In your copy, leave out the pictures; write out all the data exactly.

• _PROVIDED MATERIAL_:
>> Start
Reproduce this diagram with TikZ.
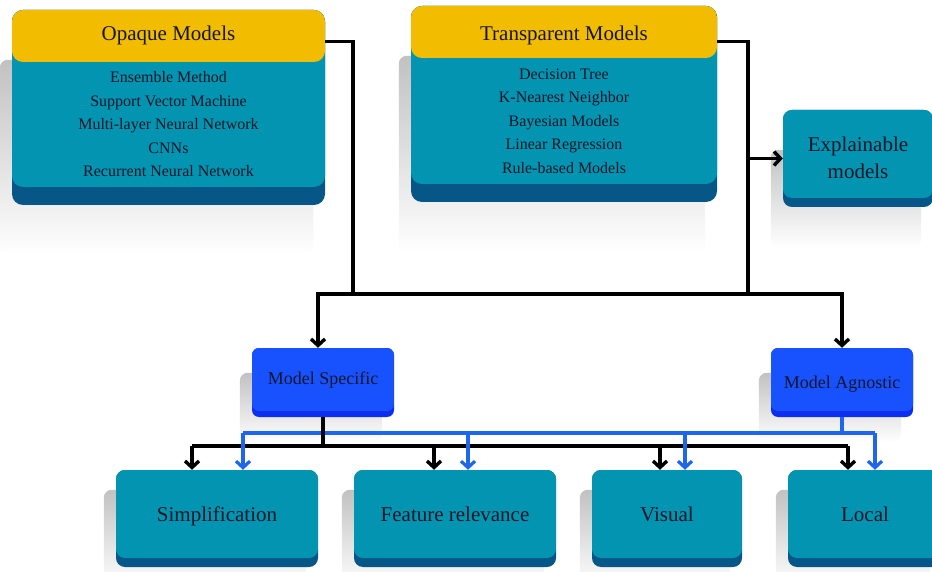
\documentclass[tikz,border=0pt]{standalone}
\usepackage{fontspec}
\setmainfont{Liberation Serif}
\usepackage{xcolor}
\usetikzlibrary{arrows.meta,fadings,backgrounds}

\definecolor{headYellow}{RGB}{242,189,0}
\definecolor{cardFace}{RGB}{2,148,176}
\definecolor{cardDark}{RGB}{6,86,136}
\definecolor{blueFace}{RGB}{24,82,255}
\definecolor{blueDark}{RGB}{12,46,240}
\definecolor{arrowBlue}{RGB}{30,102,238}
\definecolor{inkDark}{RGB}{20,22,40}
\definecolor{shadowGrey}{RGB}{160,160,160}

\tikzfading[name=shadefade, top color=transparent!35, bottom color=transparent!100]

\newcommand{\castshadow}[3]{%
  \fill[shadowGrey, path fading=shadefade, rounded corners=8pt]
    ([xshift=-#2,yshift=-#3]#1.north west) rectangle ([xshift=-#2,yshift=-#3]#1.south east);}

\tikzset{
  card/.style={rounded corners=9pt, fill=cardDark, inner sep=0pt,
    path picture={\fill[cardFace] (path picture bounding box.north west) rectangle ([yshift=#1]path picture bounding box.south east);}},
  card/.default=9pt,
  headcard/.style={rounded corners=11pt, fill=cardDark, inner sep=0pt,
    path picture={\fill[cardFace] (path picture bounding box.north west) rectangle ([yshift=18pt]path picture bounding box.south east);
      \fill[headYellow] (path picture bounding box.north west) rectangle ([yshift=-52pt]path picture bounding box.north east);}},
  bluecard/.style={rounded corners=7pt, fill=blueDark, inner sep=0pt,
    path picture={\fill[blueFace] (path picture bounding box.north west) rectangle ([yshift=6pt]path picture bounding box.south east);}},
  headtext/.style={font=\fontsize{21}{25}\selectfont, text=inkDark, inner sep=0pt},
  listtext/.style={font=\fontsize{16}{23.5}\selectfont, text=inkDark, align=center, inner sep=0pt},
  boxtext/.style={font=\fontsize{21}{27}\selectfont, text=inkDark, align=center, inner sep=0pt},
  lbltext/.style={boxtext, anchor=base},
  midtext/.style={font=\fontsize{18}{22}\selectfont, text=inkDark, inner sep=0pt},
  link/.style={line width=3.4pt, black},
  bluelink/.style={line width=3.2pt, arrowBlue},
  tip/.style={-{Straight Barb[length=6.5pt,width=14pt]}}
}

\begin{document}
\begin{tikzpicture}[x=1pt,y=-1pt]
\useasboundingbox (0,0) rectangle (932,572);

%Shape: top boxes
\node[headcard, minimum width=313pt, minimum height=195pt] (opq) at (168.5,107.5) {};
\node[headcard, minimum width=306pt, minimum height=196pt] (tra) at (564,104) {};
\node[card, minimum width=150pt, minimum height=97pt] (expl) at (858,158.5) {};

%Shape: middle boxes
\node[bluecard, minimum width=142pt, minimum height=69pt] (spec) at (323,382.5) {};
\node[bluecard, minimum width=142pt, minimum height=69pt] (agn) at (842,382.5) {};

%Shape: bottom boxes
\node[card, minimum width=202pt, minimum height=97pt] (simp) at (217,518.5) {};
\node[card, minimum width=202pt, minimum height=97pt] (feat) at (455,518.5) {};
\node[card, minimum width=150pt, minimum height=97pt] (vis) at (667,518.5) {};
\node[card, minimum width=154pt, minimum height=97pt] (loc) at (865,518.5) {};

\begin{scope}[on background layer]
  \castshadow{opq}{12pt}{50pt}
  \castshadow{tra}{12pt}{50pt}
  \castshadow{expl}{12pt}{40pt}
  \castshadow{spec}{12pt}{25pt}
  \castshadow{agn}{12pt}{25pt}
  \castshadow{simp}{12pt}{20pt}
  \castshadow{feat}{12pt}{20pt}
  \castshadow{vis}{12pt}{20pt}
  \castshadow{loc}{12pt}{20pt}
\end{scope}

% Text Node
\node[headtext] (opqTitle) at (168.5,35) {Opaque Models};
% Text Node
\node[listtext] (opqList) at (168.5,124.5) {Ensemble Method\\Support Vector Machine\\Multi-layer Neural Network\\CNNs\\Recurrent Neural Network};
% Text Node
\node[headtext] (traTitle) at (564,35) {Transparent Models};
% Text Node
\node[listtext] (traList) at (564,121) {Decision Tree\\K-Nearest Neighbor\\Bayesian Models\\Linear Regression\\Rule-based Models};
% Text Node
\node[boxtext] (explText) at (858,158) {Explainable\\models};
% Text Node
\node[midtext] (specText) at (323,380) {Model Specific};
% Text Node
\node[midtext] (agnText) at (842,384) {Model Agnostic};
% Text Node
\node[lbltext] (simpText) at (217,521) {Simplification};
% Text Node
\node[lbltext] (featText) at (455,521) {Feature relevance};
% Text Node
\node[lbltext] (visText) at (667,521) {Visual};
% Text Node
\node[lbltext] (locText) at (865,521) {Local};

% upper connectors
\coordinate (jOpq) at (353,294);
\coordinate (jTra) at (748,294);
\draw[link] ([yshift=-32pt]opq.north east) -| (jOpq);
\draw[link] ([yshift=-36pt]tra.north east) -| (jTra);
\draw[link, tip] (jTra |- expl.west) -- (expl.west);
\draw[link] (jOpq) -- (jTra);
\draw[link, tip] (jOpq) -| ([xshift=-5pt]spec.north);
\draw[link, tip] (jTra) -| (agn.north);

% lower connectors
\coordinate (blBus) at (0,433);
\coordinate (bkBus) at (0,446);
\draw[bluelink] (agn.south) -- (agn.south |- blBus);
\draw[bluelink] ([xshift=26pt]simp.north |- blBus) -- ([xshift=10pt]loc.north |- blBus);
\draw[link] (spec.south) -- (spec.south |- bkBus);
\draw[link] ([xshift=-25pt]simp.north |- bkBus) -- ([xshift=-17pt]loc.north |- bkBus);
\foreach \n/\dk in {simp/-25, feat/-21, vis/-7, loc/-17}
  \draw[link, tip] ([xshift=\dk pt]\n.north |- bkBus) -- ([xshift=\dk pt]\n.north);
\foreach \n/\dl in {simp/26, feat/13, vis/18, loc/10}
  \draw[bluelink, tip] ([xshift=\dl pt]\n.north |- blBus) -- ([xshift=\dl pt]\n.north);

\end{tikzpicture}
\end{document}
>> End
• _PROBLEM SOLUTION_:
Reproduce this diagram with TikZ.
\documentclass[tikz,border=0pt]{standalone}
\usepackage{fontspec}
\setmainfont{Liberation Serif}
\usepackage{xcolor}
\usetikzlibrary{arrows.meta,fadings,backgrounds}

\definecolor{headYellow}{RGB}{242,189,0}
\definecolor{cardFace}{RGB}{2,148,176}
\definecolor{cardDark}{RGB}{6,86,136}
\definecolor{blueFace}{RGB}{24,82,255}
\definecolor{blueDark}{RGB}{12,46,240}
\definecolor{arrowBlue}{RGB}{30,102,238}
\definecolor{inkDark}{RGB}{20,22,40}
\definecolor{shadowGrey}{RGB}{160,160,160}

\tikzfading[name=shadefade, top color=transparent!35, bottom color=transparent!100]

\newcommand{\castshadow}[3]{%
  \fill[shadowGrey, path fading=shadefade, rounded corners=8pt]
    ([xshift=-#2,yshift=-#3]#1.north west) rectangle ([xshift=-#2,yshift=-#3]#1.south east);}

\tikzset{
  card/.style={rounded corners=9pt, fill=cardDark, inner sep=0pt,
    path picture={\fill[cardFace] (path picture bounding box.north west) rectangle ([yshift=#1]path picture bounding box.south east);}},
  card/.default=9pt,
  headcard/.style={rounded corners=11pt, fill=cardDark, inner sep=0pt,
    path picture={\fill[cardFace] (path picture bounding box.north west) rectangle ([yshift=18pt]path picture bounding box.south east);
      \fill[headYellow] (path picture bounding box.north west) rectangle ([yshift=-52pt]path picture bounding box.north east);}},
  bluecard/.style={rounded corners=7pt, fill=blueDark, inner sep=0pt,
    path picture={\fill[blueFace] (path picture bounding box.north west) rectangle ([yshift=6pt]path picture bounding box.south east);}},
  headtext/.style={font=\fontsize{21}{25}\selectfont, text=inkDark, inner sep=0pt},
  listtext/.style={font=\fontsize{16}{23.5}\selectfont, text=inkDark, align=center, inner sep=0pt},
  boxtext/.style={font=\fontsize{21}{27}\selectfont, text=inkDark, align=center, inner sep=0pt},
  lbltext/.style={boxtext, anchor=base},
  midtext/.style={font=\fontsize{18}{22}\selectfont, text=inkDark, inner sep=0pt},
  link/.style={line width=3.4pt, black},
  bluelink/.style={line width=3.2pt, arrowBlue},
  tip/.style={-{Straight Barb[length=6.5pt,width=14pt]}}
}

\begin{document}
\begin{tikzpicture}[x=1pt,y=-1pt]
\useasboundingbox (0,0) rectangle (932,572);

%Shape: top boxes
\node[headcard, minimum width=313pt, minimum height=195pt] (opq) at (168.5,107.5) {};
\node[headcard, minimum width=306pt, minimum height=196pt] (tra) at (564,104) {};
\node[card, minimum width=150pt, minimum height=97pt] (expl) at (858,158.5) {};

%Shape: middle boxes
\node[bluecard, minimum width=142pt, minimum height=69pt] (spec) at (323,382.5) {};
\node[bluecard, minimum width=142pt, minimum height=69pt] (agn) at (842,382.5) {};

%Shape: bottom boxes
\node[card, minimum width=202pt, minimum height=97pt] (simp) at (217,518.5) {};
\node[card, minimum width=202pt, minimum height=97pt] (feat) at (455,518.5) {};
\node[card, minimum width=150pt, minimum height=97pt] (vis) at (667,518.5) {};
\node[card, minimum width=154pt, minimum height=97pt] (loc) at (865,518.5) {};

\begin{scope}[on background layer]
  \castshadow{opq}{12pt}{50pt}
  \castshadow{tra}{12pt}{50pt}
  \castshadow{expl}{12pt}{40pt}
  \castshadow{spec}{12pt}{25pt}
  \castshadow{agn}{12pt}{25pt}
  \castshadow{simp}{12pt}{20pt}
  \castshadow{feat}{12pt}{20pt}
  \castshadow{vis}{12pt}{20pt}
  \castshadow{loc}{12pt}{20pt}
\end{scope}

% Text Node
\node[headtext] (opqTitle) at (168.5,35) {Opaque Models};
% Text Node
\node[listtext] (opqList) at (168.5,124.5) {Ensemble Method\\Support Vector Machine\\Multi-layer Neural Network\\CNNs\\Recurrent Neural Network};
% Text Node
\node[headtext] (traTitle) at (564,35) {Transparent Models};
% Text Node
\node[listtext] (traList) at (564,121) {Decision Tree\\K-Nearest Neighbor\\Bayesian Models\\Linear Regression\\Rule-based Models};
% Text Node
\node[boxtext] (explText) at (858,158) {Explainable\\models};
% Text Node
\node[midtext] (specText) at (323,380) {Model Specific};
% Text Node
\node[midtext] (agnText) at (842,384) {Model Agnostic};
% Text Node
\node[lbltext] (simpText) at (217,521) {Simplification};
% Text Node
\node[lbltext] (featText) at (455,521) {Feature relevance};
% Text Node
\node[lbltext] (visText) at (667,521) {Visual};
% Text Node
\node[lbltext] (locText) at (865,521) {Local};

% upper connectors
\coordinate (jOpq) at (353,294);
\coordinate (jTra) at (748,294);
\draw[link] ([yshift=-32pt]opq.north east) -| (jOpq);
\draw[link] ([yshift=-36pt]tra.north east) -| (jTra);
\draw[link, tip] (jTra |- expl.west) -- (expl.west);
\draw[link] (jOpq) -- (jTra);
\draw[link, tip] (jOpq) -| ([xshift=-5pt]spec.north);
\draw[link, tip] (jTra) -| (agn.north);

% lower connectors
\coordinate (blBus) at (0,433);
\coordinate (bkBus) at (0,446);
\draw[bluelink] (agn.south) -- (agn.south |- blBus);
\draw[bluelink] ([xshift=26pt]simp.north |- blBus) -- ([xshift=10pt]loc.north |- blBus);
\draw[link] (spec.south) -- (spec.south |- bkBus);
\draw[link] ([xshift=-25pt]simp.north |- bkBus) -- ([xshift=-17pt]loc.north |- bkBus);
\foreach \n/\dk in {simp/-25, feat/-21, vis/-7, loc/-17}
  \draw[link, tip] ([xshift=\dk pt]\n.north |- bkBus) -- ([xshift=\dk pt]\n.north);
\foreach \n/\dl in {simp/26, feat/13, vis/18, loc/10}
  \draw[bluelink, tip] ([xshift=\dl pt]\n.north |- blBus) -- ([xshift=\dl pt]\n.north);

\end{tikzpicture}
\end{document}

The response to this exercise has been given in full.